### Stated task
Take every line from the first down to the line with "-75, 222, 3]" and set it down exactly, without the pictures.

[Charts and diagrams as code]
==========

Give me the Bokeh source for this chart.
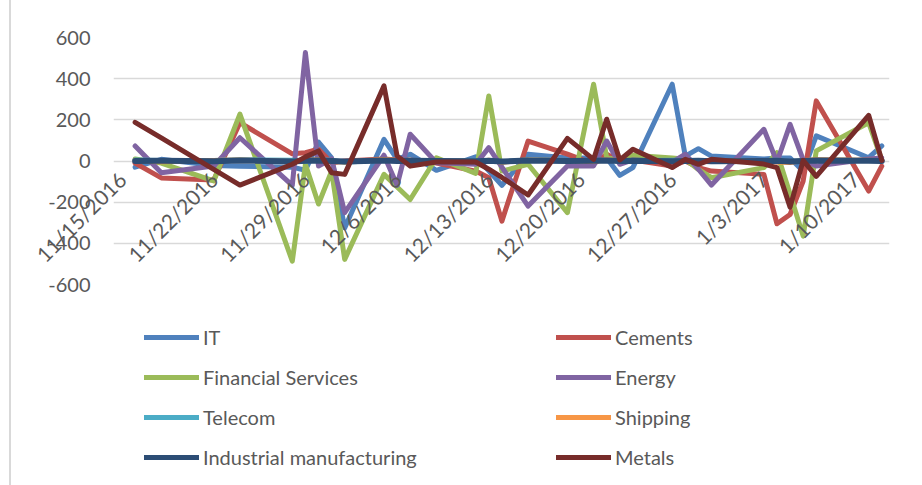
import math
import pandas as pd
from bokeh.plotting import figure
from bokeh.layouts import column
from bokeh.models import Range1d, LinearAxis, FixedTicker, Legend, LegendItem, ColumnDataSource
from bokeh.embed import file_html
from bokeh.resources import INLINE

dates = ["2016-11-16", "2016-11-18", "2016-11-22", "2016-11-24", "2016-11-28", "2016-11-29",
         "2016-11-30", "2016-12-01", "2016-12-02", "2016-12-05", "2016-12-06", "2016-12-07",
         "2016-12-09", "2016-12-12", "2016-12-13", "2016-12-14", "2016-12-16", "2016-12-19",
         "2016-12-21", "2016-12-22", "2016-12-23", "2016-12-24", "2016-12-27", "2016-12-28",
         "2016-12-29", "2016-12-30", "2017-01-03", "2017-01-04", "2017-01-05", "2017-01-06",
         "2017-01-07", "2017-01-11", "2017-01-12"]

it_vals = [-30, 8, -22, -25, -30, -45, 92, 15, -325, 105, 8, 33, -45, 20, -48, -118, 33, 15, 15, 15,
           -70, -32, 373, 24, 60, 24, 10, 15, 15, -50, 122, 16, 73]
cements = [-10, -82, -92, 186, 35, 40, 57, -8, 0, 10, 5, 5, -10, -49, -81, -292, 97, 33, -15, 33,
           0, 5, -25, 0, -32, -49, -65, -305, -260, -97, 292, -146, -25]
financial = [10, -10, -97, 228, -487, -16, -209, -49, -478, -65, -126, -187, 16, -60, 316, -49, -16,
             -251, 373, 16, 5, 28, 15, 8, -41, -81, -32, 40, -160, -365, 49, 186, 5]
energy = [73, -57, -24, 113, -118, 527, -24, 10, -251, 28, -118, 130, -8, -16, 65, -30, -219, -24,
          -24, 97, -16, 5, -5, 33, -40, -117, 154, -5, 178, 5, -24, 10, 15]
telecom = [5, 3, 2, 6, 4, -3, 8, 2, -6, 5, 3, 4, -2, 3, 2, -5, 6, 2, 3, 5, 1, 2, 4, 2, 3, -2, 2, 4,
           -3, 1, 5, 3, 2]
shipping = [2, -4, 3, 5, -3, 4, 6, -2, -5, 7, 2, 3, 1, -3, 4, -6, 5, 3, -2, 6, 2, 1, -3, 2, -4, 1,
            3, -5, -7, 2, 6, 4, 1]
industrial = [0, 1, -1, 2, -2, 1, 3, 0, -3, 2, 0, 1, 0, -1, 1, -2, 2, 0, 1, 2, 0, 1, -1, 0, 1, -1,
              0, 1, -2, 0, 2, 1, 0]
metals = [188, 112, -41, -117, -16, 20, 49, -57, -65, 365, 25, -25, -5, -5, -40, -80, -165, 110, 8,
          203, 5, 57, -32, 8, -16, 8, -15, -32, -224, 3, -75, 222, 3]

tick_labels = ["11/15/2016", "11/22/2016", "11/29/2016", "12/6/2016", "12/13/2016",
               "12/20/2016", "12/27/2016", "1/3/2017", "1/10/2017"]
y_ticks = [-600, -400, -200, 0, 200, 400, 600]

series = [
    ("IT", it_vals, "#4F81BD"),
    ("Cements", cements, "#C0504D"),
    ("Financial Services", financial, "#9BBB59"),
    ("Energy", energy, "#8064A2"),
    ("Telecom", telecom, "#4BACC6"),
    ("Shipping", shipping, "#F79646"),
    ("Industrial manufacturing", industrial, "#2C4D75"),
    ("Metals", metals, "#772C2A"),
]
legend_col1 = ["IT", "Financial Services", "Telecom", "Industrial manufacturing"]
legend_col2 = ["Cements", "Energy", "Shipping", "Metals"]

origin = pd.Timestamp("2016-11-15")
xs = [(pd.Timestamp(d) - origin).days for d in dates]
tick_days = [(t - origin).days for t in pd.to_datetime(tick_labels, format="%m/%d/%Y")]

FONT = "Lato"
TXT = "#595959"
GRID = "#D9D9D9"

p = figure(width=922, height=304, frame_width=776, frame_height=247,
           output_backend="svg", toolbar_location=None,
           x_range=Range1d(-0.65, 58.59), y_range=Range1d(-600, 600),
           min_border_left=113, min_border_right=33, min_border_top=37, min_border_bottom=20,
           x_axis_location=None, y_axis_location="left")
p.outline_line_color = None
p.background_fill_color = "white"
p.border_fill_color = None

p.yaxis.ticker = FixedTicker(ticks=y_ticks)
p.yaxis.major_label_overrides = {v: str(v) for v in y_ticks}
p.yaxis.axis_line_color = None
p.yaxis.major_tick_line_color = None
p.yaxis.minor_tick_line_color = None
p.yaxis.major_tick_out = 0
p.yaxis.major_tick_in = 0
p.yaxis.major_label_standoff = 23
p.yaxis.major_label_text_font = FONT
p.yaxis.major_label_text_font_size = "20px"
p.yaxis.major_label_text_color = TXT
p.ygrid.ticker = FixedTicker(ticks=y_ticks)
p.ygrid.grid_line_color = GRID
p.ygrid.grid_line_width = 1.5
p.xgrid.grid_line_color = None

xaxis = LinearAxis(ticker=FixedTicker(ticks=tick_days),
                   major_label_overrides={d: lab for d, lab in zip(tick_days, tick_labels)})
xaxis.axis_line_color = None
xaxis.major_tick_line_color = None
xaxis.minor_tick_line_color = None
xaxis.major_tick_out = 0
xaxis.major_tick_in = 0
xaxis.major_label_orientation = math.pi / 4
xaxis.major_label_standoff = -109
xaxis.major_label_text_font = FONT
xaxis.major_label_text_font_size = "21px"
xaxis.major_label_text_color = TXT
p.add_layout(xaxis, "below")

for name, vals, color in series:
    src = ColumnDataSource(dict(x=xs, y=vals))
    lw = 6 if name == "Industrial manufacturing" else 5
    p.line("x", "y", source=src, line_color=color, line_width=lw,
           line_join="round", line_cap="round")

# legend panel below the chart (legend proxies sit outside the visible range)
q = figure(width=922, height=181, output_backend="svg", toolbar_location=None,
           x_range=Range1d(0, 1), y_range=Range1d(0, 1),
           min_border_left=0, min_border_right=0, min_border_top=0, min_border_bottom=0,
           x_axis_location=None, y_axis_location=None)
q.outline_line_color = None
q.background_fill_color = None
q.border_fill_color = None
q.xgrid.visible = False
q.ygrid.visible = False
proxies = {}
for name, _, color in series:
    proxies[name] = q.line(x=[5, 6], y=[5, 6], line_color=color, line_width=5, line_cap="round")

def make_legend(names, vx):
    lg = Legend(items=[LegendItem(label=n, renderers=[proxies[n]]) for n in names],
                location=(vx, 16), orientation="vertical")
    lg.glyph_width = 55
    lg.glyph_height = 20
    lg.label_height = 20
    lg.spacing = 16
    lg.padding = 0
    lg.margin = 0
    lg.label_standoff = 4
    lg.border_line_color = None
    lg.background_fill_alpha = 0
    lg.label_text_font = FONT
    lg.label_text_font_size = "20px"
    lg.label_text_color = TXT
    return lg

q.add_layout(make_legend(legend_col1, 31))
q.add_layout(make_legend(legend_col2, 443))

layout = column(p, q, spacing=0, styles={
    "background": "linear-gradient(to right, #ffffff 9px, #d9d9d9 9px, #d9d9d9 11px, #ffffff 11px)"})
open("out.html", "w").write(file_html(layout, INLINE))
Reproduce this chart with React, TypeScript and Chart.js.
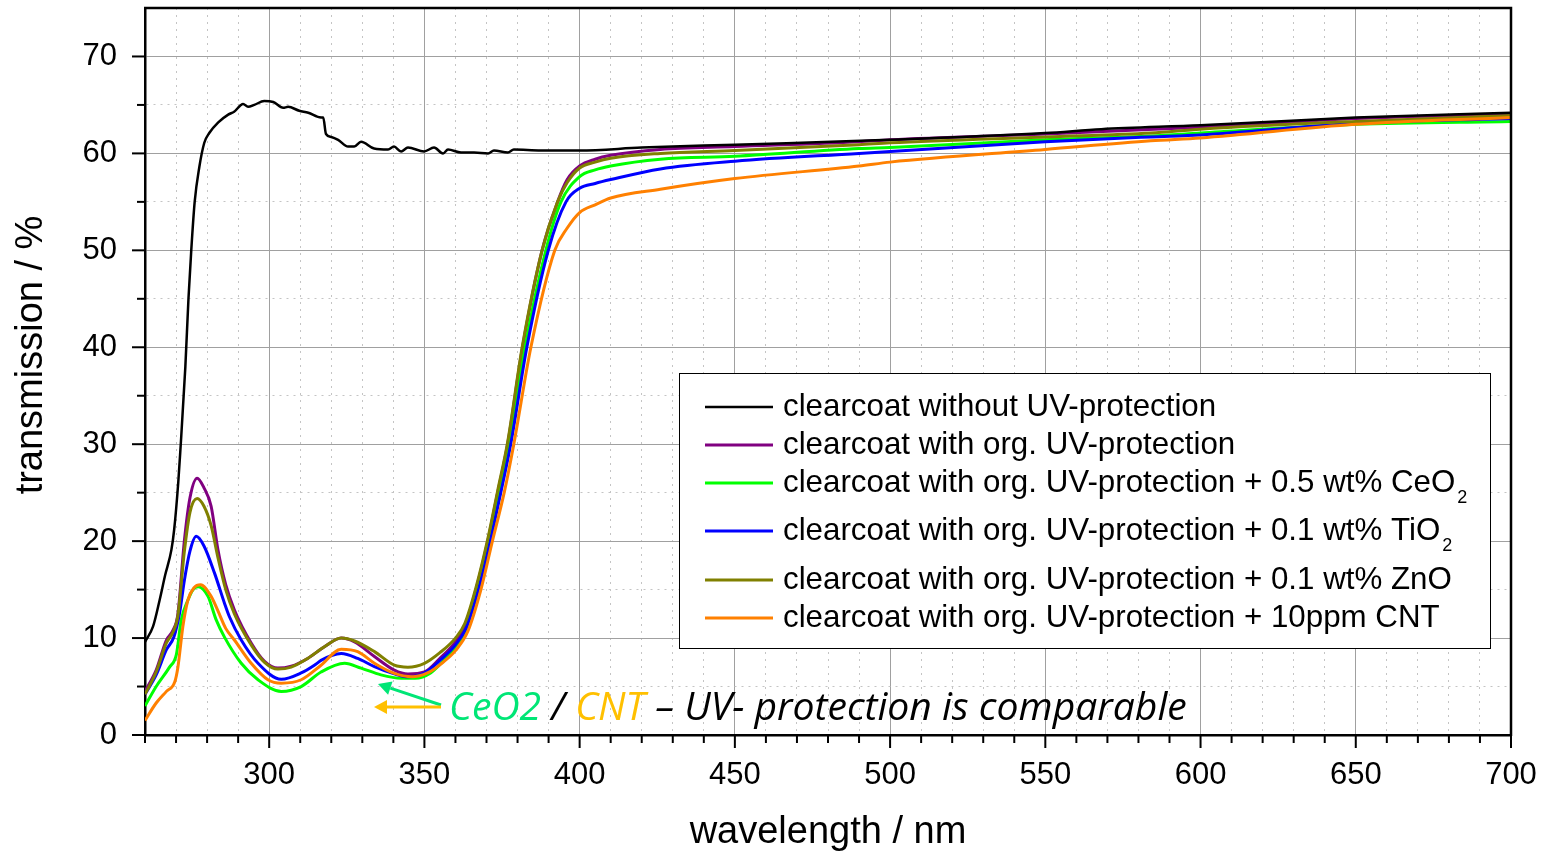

==========

### Solution to the problem
Give me the Bokeh source for this chart.
import math
import pandas as pd
from bokeh.plotting import figure
from bokeh.layouts import column
from bokeh.models import Range1d, LinearAxis, FixedTicker, Legend, LegendItem, ColumnDataSource
from bokeh.embed import file_html
from bokeh.resources import INLINE

dates = ["2016-11-16", "2016-11-18", "2016-11-22", "2016-11-24", "2016-11-28", "2016-11-29",
         "2016-11-30", "2016-12-01", "2016-12-02", "2016-12-05", "2016-12-06", "2016-12-07",
         "2016-12-09", "2016-12-12", "2016-12-13", "2016-12-14", "2016-12-16", "2016-12-19",
         "2016-12-21", "2016-12-22", "2016-12-23", "2016-12-24", "2016-12-27", "2016-12-28",
         "2016-12-29", "2016-12-30", "2017-01-03", "2017-01-04", "2017-01-05", "2017-01-06",
         "2017-01-07", "2017-01-11", "2017-01-12"]

it_vals = [-30, 8, -22, -25, -30, -45, 92, 15, -325, 105, 8, 33, -45, 20, -48, -118, 33, 15, 15, 15,
           -70, -32, 373, 24, 60, 24, 10, 15, 15, -50, 122, 16, 73]
cements = [-10, -82, -92, 186, 35, 40, 57, -8, 0, 10, 5, 5, -10, -49, -81, -292, 97, 33, -15, 33,
           0, 5, -25, 0, -32, -49, -65, -305, -260, -97, 292, -146, -25]
financial = [10, -10, -97, 228, -487, -16, -209, -49, -478, -65, -126, -187, 16, -60, 316, -49, -16,
             -251, 373, 16, 5, 28, 15, 8, -41, -81, -32, 40, -160, -365, 49, 186, 5]
energy = [73, -57, -24, 113, -118, 527, -24, 10, -251, 28, -118, 130, -8, -16, 65, -30, -219, -24,
          -24, 97, -16, 5, -5, 33, -40, -117, 154, -5, 178, 5, -24, 10, 15]
telecom = [5, 3, 2, 6, 4, -3, 8, 2, -6, 5, 3, 4, -2, 3, 2, -5, 6, 2, 3, 5, 1, 2, 4, 2, 3, -2, 2, 4,
           -3, 1, 5, 3, 2]
shipping = [2, -4, 3, 5, -3, 4, 6, -2, -5, 7, 2, 3, 1, -3, 4, -6, 5, 3, -2, 6, 2, 1, -3, 2, -4, 1,
            3, -5, -7, 2, 6, 4, 1]
industrial = [0, 1, -1, 2, -2, 1, 3, 0, -3, 2, 0, 1, 0, -1, 1, -2, 2, 0, 1, 2, 0, 1, -1, 0, 1, -1,
              0, 1, -2, 0, 2, 1, 0]
metals = [188, 112, -41, -117, -16, 20, 49, -57, -65, 365, 25, -25, -5, -5, -40, -80, -165, 110, 8,
          203, 5, 57, -32, 8, -16, 8, -15, -32, -224, 3, -75, 222, 3]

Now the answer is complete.